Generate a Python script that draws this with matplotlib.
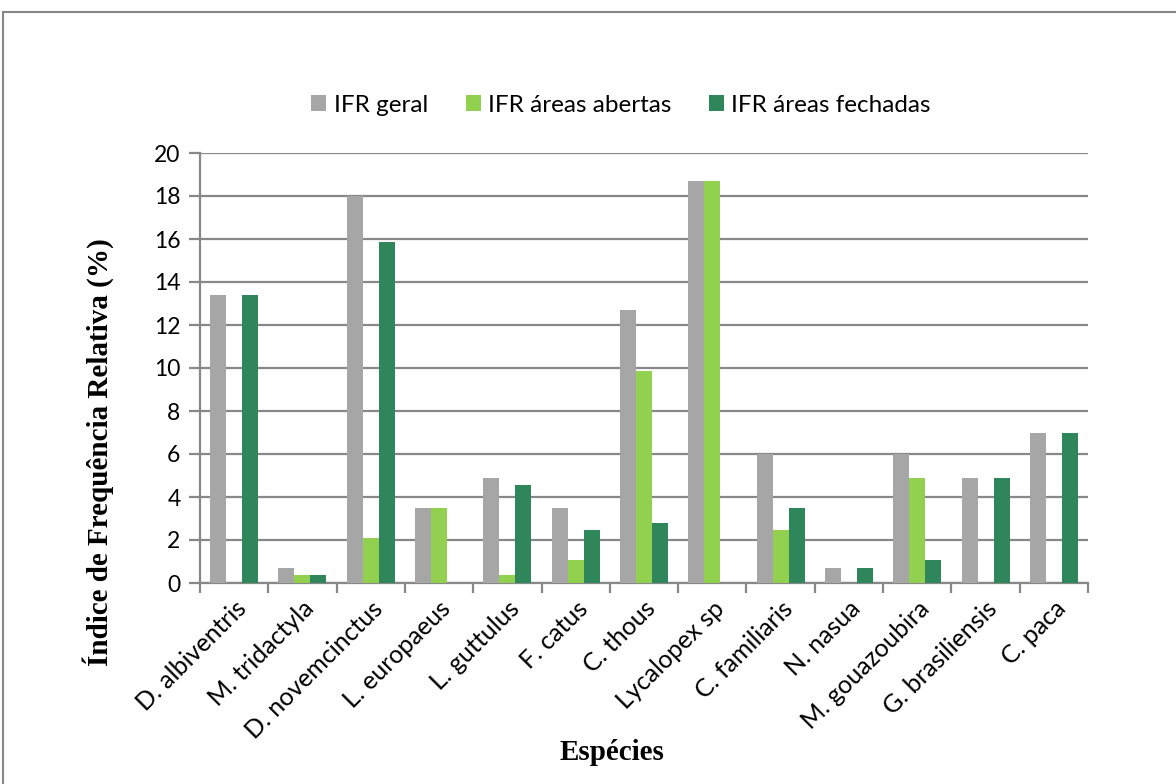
import matplotlib
matplotlib.use("Agg")
import matplotlib.pyplot as plt
from matplotlib.patches import Rectangle
import numpy as np

species = ["D. albiventris", "M. tridactyla", "D. novemcinctus", "L. europaeus",
           "L. guttulus", "F. catus", "C. thous", "Lycalopex sp", "C. familiaris",
           "N. nasua", "M. gouazoubira", "G. brasiliensis", "C. paca"]
ifr_geral = [13.4, 0.7, 18.0, 3.5, 4.9, 3.5, 12.7, 18.7, 6.0, 0.7, 6.0, 4.9, 7.0]
ifr_abertas = [0, 0.35, 2.1, 3.5, 0.35, 1.05, 9.85, 18.7, 2.45, 0, 4.9, 0, 0]
ifr_fechadas = [13.4, 0.35, 15.85, 0, 4.55, 2.45, 2.8, 0, 3.5, 0.7, 1.05, 4.9, 7.0]
series_names = ["IFR geral", "IFR áreas abertas", "IFR áreas fechadas"]
colors = ["#A6A6A6", "#92D050", "#2E865A"]
yticks = list(range(0, 21, 2))

W, H = 1176, 784
fig = plt.figure(figsize=(W / 100, H / 100), dpi=100)
ax = fig.add_axes([200 / W, 1 - 583 / H, 888 / W, 430 / H])

x = np.arange(len(species))
bw = 0.234
for i, (vals, c, name) in enumerate(zip([ifr_geral, ifr_abertas, ifr_fechadas], colors, series_names)):
    ax.bar(x + (i - 1) * bw, vals, width=bw, color=c, label=name, zorder=3)

ax.set_xlim(-0.5, len(species) - 0.5)
ax.set_ylim(0, 20)
ax.set_yticks(yticks)
ax.set_yticklabels([str(t) for t in yticks], fontsize=16.5, family="Lato")
ax.yaxis.grid(True, color="#888888", linewidth=1.6, zorder=0)
ax.tick_params(axis="y", length=8, width=1.6, color="#888888", pad=6)

ax.set_xticks(np.arange(-0.5, len(species), 1.0), minor=False)
ax.set_xticklabels([])
ax.set_xticks(x, minor=True)
ax.set_xticklabels(species, minor=True, rotation=45, ha="right", rotation_mode="anchor",
                   fontsize=18, family="Lato")
ax.tick_params(axis="x", which="major", length=7, width=1.6, color="#888888")
ax.tick_params(axis="x", which="minor", length=0, pad=10)

for s in ["top", "right"]:
    ax.spines[s].set_visible(False)
for s in ["left", "bottom"]:
    ax.spines[s].set_color("#888888")
    ax.spines[s].set_linewidth(1.6)

ax.set_ylabel("Índice de Frequência Relativa (%)", fontsize=21, fontweight="bold",
              family="Liberation Serif", va="center")
ax.yaxis.set_label_coords((98 - 200) / 888, (583 - 452) / 430)
fig.text(612 / W, 1 - 753 / H, "Espécies", fontsize=21, fontweight="bold",
         family="Liberation Serif", ha="center", va="center")

leg = fig.legend(loc="center", bbox_to_anchor=(621 / W, 1 - 105 / H), ncol=3, frameon=False,
                 prop={"family": "Lato", "size": 17.5}, handlelength=0.62, handleheight=0.62,
                 handletextpad=0.3, columnspacing=1.55)

fig.patches.append(Rectangle((3 / W, -0.01), 1.1, 1 - 12 / H + 0.01, transform=fig.transFigure,
                             fill=False, edgecolor="#888888", linewidth=1.5))

fig.savefig("out.png", dpi=100)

= GIVEN PROBLEM =
Extract every line of the data exactly; pictures stay out.

= REPLY TO THE EXERCISE =
Generate a Python script that draws this with matplotlib.
import matplotlib
matplotlib.use("Agg")
import matplotlib.pyplot as plt
from matplotlib.patches import Rectangle
import numpy as np

species = ["D. albiventris", "M. tridactyla", "D. novemcinctus", "L. europaeus",
           "L. guttulus", "F. catus", "C. thous", "Lycalopex sp", "C. familiaris",
           "N. nasua", "M. gouazoubira", "G. brasiliensis", "C. paca"]
ifr_geral = [13.4, 0.7, 18.0, 3.5, 4.9, 3.5, 12.7, 18.7, 6.0, 0.7, 6.0, 4.9, 7.0]
ifr_abertas = [0, 0.35, 2.1, 3.5, 0.35, 1.05, 9.85, 18.7, 2.45, 0, 4.9, 0, 0]
ifr_fechadas = [13.4, 0.35, 15.85, 0, 4.55, 2.45, 2.8, 0, 3.5, 0.7, 1.05, 4.9, 7.0]
series_names = ["IFR geral", "IFR áreas abertas", "IFR áreas fechadas"]
colors = ["#A6A6A6", "#92D050", "#2E865A"]
yticks = list(range(0, 21, 2))

W, H = 1176, 784
fig = plt.figure(figsize=(W / 100, H / 100), dpi=100)
ax = fig.add_axes([200 / W, 1 - 583 / H, 888 / W, 430 / H])

x = np.arange(len(species))
bw = 0.234
for i, (vals, c, name) in enumerate(zip([ifr_geral, ifr_abertas, ifr_fechadas], colors, series_names)):
    ax.bar(x + (i - 1) * bw, vals, width=bw, color=c, label=name, zorder=3)

ax.set_xlim(-0.5, len(species) - 0.5)
ax.set_ylim(0, 20)
ax.set_yticks(yticks)
ax.set_yticklabels([str(t) for t in yticks], fontsize=16.5, family="Lato")
ax.yaxis.grid(True, color="#888888", linewidth=1.6, zorder=0)
ax.tick_params(axis="y", length=8, width=1.6, color="#888888", pad=6)

ax.set_xticks(np.arange(-0.5, len(species), 1.0), minor=False)
ax.set_xticklabels([])
ax.set_xticks(x, minor=True)
ax.set_xticklabels(species, minor=True, rotation=45, ha="right", rotation_mode="anchor",
                   fontsize=18, family="Lato")
ax.tick_params(axis="x", which="major", length=7, width=1.6, color="#888888")
ax.tick_params(axis="x", which="minor", length=0, pad=10)

for s in ["top", "right"]:
    ax.spines[s].set_visible(False)
for s in ["left", "bottom"]:
    ax.spines[s].set_color("#888888")
    ax.spines[s].set_linewidth(1.6)

ax.set_ylabel("Índice de Frequência Relativa (%)", fontsize=21, fontweight="bold",
              family="Liberation Serif", va="center")
ax.yaxis.set_label_coords((98 - 200) / 888, (583 - 452) / 430)
fig.text(612 / W, 1 - 753 / H, "Espécies", fontsize=21, fontweight="bold",
         family="Liberation Serif", ha="center", va="center")

leg = fig.legend(loc="center", bbox_to_anchor=(621 / W, 1 - 105 / H), ncol=3, frameon=False,
                 prop={"family": "Lato", "size": 17.5}, handlelength=0.62, handleheight=0.62,
                 handletextpad=0.3, columnspacing=1.55)

fig.patches.append(Rectangle((3 / W, -0.01), 1.1, 1 - 12 / H + 0.01, transform=fig.transFigure,
                             fill=False, edgecolor="#888888", linewidth=1.5))

fig.savefig("out.png", dpi=100)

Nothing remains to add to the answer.